--- START Data extract ---

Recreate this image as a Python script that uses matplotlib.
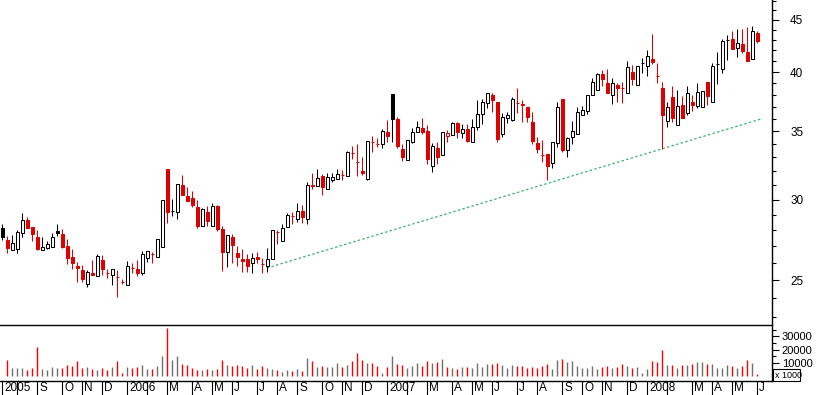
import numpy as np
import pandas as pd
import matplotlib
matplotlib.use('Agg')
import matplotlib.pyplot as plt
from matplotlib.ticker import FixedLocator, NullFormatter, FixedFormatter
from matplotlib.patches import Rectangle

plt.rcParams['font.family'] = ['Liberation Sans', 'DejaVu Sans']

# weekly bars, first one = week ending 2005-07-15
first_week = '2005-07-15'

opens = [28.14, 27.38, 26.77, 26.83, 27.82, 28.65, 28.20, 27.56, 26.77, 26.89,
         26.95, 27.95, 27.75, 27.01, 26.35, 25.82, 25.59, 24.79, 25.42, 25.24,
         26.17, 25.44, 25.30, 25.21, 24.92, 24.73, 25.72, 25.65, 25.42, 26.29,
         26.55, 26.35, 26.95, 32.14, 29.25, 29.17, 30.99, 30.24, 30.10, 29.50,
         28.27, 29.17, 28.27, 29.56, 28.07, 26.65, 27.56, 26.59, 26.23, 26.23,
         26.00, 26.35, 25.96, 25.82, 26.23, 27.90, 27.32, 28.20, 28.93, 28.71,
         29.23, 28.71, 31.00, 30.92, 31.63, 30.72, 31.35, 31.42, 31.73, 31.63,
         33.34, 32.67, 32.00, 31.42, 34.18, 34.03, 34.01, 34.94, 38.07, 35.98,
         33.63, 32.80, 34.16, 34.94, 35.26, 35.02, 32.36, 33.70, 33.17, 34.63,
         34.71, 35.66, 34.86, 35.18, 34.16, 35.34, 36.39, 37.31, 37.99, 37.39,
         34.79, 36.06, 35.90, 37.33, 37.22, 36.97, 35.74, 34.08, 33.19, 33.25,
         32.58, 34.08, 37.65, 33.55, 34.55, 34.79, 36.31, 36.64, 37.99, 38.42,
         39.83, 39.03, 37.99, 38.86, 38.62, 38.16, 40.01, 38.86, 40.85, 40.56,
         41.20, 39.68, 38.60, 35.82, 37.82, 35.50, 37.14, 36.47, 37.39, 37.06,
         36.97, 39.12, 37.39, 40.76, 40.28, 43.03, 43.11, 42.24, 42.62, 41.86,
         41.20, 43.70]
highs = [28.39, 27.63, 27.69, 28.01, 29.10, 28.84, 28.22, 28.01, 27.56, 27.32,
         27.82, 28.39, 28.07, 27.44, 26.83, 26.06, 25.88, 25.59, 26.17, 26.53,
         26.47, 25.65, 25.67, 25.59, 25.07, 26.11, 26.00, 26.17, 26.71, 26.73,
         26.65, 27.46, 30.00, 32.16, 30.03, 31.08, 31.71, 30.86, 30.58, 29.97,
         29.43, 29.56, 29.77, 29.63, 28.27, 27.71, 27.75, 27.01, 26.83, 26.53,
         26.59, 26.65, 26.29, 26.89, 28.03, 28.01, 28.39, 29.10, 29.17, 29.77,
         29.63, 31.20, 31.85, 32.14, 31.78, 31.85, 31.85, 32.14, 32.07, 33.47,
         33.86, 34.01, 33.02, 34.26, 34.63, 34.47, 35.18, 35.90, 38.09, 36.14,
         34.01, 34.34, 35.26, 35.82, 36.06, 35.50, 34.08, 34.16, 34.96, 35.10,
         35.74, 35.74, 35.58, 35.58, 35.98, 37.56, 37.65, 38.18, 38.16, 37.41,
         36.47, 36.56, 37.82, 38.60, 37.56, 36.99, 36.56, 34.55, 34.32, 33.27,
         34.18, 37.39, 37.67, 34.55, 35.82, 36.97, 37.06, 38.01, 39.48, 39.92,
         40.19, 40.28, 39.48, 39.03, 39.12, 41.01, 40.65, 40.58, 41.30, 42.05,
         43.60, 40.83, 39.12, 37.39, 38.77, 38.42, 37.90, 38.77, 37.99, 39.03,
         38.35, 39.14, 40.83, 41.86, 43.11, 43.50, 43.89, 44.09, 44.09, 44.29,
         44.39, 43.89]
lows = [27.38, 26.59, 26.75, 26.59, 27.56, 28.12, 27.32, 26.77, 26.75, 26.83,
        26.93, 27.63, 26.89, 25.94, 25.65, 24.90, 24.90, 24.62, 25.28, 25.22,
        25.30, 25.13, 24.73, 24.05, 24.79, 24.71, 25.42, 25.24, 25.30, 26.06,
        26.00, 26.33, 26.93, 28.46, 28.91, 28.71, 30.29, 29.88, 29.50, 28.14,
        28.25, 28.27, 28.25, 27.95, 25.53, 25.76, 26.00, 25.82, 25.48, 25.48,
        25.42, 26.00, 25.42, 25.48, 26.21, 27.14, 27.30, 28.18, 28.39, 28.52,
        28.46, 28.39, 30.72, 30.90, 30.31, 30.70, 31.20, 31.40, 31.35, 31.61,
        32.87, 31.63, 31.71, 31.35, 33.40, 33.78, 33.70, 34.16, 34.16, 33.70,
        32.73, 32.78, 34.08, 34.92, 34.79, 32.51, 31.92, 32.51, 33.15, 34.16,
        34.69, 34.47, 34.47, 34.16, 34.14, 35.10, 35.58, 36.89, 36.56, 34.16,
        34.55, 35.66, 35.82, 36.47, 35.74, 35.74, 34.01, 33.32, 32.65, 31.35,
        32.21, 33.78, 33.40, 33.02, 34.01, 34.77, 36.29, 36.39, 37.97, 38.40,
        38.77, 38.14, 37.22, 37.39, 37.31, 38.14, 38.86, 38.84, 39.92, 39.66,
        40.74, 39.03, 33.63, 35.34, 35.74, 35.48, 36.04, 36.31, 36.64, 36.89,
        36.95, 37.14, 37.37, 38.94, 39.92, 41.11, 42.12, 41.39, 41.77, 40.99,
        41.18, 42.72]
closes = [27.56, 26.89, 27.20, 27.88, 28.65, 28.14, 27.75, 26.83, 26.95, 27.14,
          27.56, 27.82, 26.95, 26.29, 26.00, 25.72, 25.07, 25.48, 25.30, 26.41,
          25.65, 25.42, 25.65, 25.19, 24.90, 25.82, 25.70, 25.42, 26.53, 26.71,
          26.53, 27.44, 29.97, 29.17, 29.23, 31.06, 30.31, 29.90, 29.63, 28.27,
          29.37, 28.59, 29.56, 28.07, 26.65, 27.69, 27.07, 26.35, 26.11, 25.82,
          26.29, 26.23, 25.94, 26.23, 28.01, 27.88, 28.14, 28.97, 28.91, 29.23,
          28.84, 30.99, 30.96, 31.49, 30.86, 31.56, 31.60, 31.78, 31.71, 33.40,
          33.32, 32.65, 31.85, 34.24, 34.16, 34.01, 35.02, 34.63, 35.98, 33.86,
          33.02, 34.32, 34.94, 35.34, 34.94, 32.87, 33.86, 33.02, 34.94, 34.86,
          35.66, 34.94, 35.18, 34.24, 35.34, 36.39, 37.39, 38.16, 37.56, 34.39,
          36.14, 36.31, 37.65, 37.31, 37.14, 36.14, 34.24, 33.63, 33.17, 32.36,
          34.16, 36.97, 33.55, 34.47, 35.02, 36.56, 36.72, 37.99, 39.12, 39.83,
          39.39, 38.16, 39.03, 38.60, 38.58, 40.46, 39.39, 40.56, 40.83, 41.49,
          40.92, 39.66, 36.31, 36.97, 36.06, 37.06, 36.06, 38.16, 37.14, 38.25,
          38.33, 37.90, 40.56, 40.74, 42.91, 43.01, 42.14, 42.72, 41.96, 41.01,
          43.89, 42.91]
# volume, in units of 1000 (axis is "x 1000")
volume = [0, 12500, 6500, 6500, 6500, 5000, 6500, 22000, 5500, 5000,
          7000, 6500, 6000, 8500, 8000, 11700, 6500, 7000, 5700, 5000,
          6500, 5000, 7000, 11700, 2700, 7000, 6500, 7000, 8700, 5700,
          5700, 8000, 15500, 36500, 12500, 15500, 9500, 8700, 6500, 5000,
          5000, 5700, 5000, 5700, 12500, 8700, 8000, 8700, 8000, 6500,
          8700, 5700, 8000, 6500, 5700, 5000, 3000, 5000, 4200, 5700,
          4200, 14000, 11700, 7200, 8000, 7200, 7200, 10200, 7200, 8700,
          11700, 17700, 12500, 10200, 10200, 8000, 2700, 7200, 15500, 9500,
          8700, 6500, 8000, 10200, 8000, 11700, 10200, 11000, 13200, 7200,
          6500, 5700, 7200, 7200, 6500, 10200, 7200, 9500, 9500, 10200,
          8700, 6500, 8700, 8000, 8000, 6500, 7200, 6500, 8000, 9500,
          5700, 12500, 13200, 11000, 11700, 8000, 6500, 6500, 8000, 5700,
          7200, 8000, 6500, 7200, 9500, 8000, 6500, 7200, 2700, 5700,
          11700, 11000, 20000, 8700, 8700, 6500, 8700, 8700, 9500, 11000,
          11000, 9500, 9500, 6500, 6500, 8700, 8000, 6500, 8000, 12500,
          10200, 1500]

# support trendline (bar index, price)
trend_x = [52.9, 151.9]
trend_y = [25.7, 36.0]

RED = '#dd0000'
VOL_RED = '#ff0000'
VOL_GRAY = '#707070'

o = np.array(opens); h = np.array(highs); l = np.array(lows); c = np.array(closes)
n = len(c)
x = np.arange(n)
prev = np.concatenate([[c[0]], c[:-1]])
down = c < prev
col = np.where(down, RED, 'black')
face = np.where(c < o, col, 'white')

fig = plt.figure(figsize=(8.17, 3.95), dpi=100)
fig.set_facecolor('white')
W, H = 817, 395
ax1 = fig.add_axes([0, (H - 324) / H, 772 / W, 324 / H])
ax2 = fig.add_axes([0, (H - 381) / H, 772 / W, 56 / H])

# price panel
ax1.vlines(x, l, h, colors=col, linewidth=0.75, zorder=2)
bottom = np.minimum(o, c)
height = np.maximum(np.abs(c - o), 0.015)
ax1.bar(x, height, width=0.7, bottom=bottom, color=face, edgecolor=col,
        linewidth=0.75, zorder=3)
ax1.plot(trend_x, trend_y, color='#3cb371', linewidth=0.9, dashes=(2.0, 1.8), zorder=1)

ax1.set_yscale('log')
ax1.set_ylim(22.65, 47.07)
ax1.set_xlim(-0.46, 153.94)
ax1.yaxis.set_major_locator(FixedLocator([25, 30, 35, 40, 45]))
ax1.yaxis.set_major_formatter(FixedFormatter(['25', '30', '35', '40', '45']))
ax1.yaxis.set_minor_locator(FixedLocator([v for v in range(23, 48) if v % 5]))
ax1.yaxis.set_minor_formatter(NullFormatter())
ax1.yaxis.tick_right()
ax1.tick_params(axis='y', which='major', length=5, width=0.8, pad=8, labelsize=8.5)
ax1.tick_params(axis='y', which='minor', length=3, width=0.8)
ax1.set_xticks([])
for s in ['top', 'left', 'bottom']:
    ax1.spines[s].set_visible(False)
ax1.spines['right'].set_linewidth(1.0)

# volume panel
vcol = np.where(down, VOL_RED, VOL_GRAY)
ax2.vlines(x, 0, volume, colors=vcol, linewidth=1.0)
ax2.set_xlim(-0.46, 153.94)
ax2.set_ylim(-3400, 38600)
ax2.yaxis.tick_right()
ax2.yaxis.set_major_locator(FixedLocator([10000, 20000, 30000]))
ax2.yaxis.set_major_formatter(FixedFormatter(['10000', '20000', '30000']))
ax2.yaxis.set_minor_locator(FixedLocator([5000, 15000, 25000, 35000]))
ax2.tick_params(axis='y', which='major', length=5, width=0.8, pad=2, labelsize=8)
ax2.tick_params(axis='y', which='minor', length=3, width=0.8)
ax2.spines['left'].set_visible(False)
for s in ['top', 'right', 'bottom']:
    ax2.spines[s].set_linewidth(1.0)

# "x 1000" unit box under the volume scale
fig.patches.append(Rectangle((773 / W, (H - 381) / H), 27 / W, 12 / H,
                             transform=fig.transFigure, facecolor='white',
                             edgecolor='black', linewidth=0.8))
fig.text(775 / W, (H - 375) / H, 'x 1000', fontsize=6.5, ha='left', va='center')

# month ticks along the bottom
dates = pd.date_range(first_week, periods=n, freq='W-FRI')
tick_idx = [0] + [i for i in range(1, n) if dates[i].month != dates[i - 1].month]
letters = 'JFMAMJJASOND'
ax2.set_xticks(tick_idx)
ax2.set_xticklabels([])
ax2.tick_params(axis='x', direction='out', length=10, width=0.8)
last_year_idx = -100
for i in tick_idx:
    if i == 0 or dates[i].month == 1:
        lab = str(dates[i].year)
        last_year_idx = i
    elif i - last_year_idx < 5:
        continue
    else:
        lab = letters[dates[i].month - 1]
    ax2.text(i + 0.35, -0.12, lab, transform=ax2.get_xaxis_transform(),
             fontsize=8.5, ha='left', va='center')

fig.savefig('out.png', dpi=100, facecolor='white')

--- END Data extract ---

**What is asked:** Exactly as they appear, print the lines of the listing above from its first line through the line that contains "from matplotlib.patches import Rectangle", minus the pictures.

**Task output:**
Recreate this image as a Python script that uses matplotlib.
import numpy as np
import pandas as pd
import matplotlib
matplotlib.use('Agg')
import matplotlib.pyplot as plt
from matplotlib.ticker import FixedLocator, NullFormatter, FixedFormatter
from matplotlib.patches import Rectangle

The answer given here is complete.